Bommyknocker Press

But is it random?

pre-press edition - images to come later

Say you're made of lego and you want to have sex. How do you do it?

Let's let a randomiser decide for us. Grab two lego figures and toss them on the table, Pass-the-Pigs-style.

[Image of Pass the Pigs]

In whatever orientation they land is how they have sex...

[Image of two lego figures laying nearby but not touching]

Damn.

Well, our random system doesn't work then. Let's fix it with the boggle method. If we put the two figures in a glass, we can prevent them from jumping away from each other. Shake it up we can get a couple of different configurations.

[Three images of two lego figures laying across each other]

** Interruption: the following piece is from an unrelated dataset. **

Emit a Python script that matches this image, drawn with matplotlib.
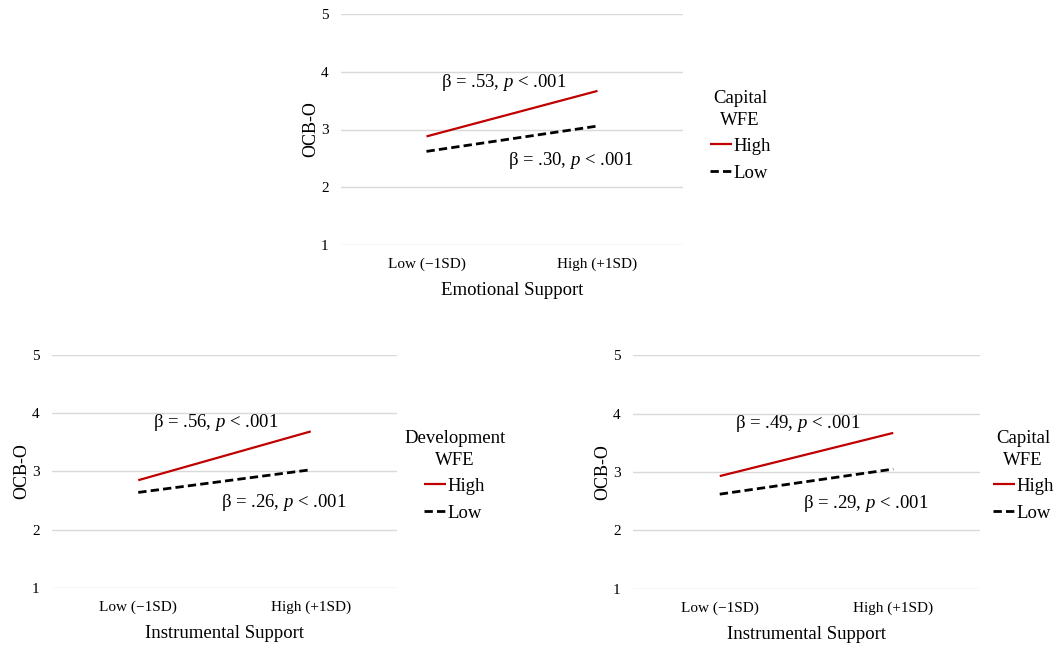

There we go. It's an abstraction, but by seeing what parts of the lego figures are touching we can work backwards to some racy positions. (And a bit of missionary.)


Dice and other randomisers are great, because we don't have to involve ourselves in decisions. Right?

Wrong. That idea is a trap. It's easy to say that dice results are impartial, but there is ideology hiding in each roll.

Let's look again at our lego sex randomiser. As cis-het-vanilla as I am, it's easy to forget that sex doesn't always look this.

Let's look at an artistic depiction of sex instead. Take this 2600-year-old Etruscan amphora.

[Image of a vase from the 6th century BC, depicting a large number of people having sex with each other (and some dogs)]

Or let's look at something more modern.

[Image of Aella's birthday gangbang data visualisation]

Or let's look at another sexual practice.

[Image of a nanna reading a Mills & Boon novel]

Damn, our randomiser can't give us anything like that.


We can try to efface our intentions, our ideology or our desires behind randomness. This is the fallacy that the Dice Man believes.

I think back to Sartre's idea of radical free choice, where you are always necessarily involved in your decision.

But if you seek counsel – from a priest, for example you have selected that priest; and at bottom you already knew, more or less, what he would advise. In other words, to choose an adviser is nevertheless to commit oneself by that choice.

-- Jean-Paul Sartre, Existentialism is a Humanism

A random choice is never truly random. It is you who set up the stakes. Remember that whenever you roll the dice, it is you behind each of the six faces.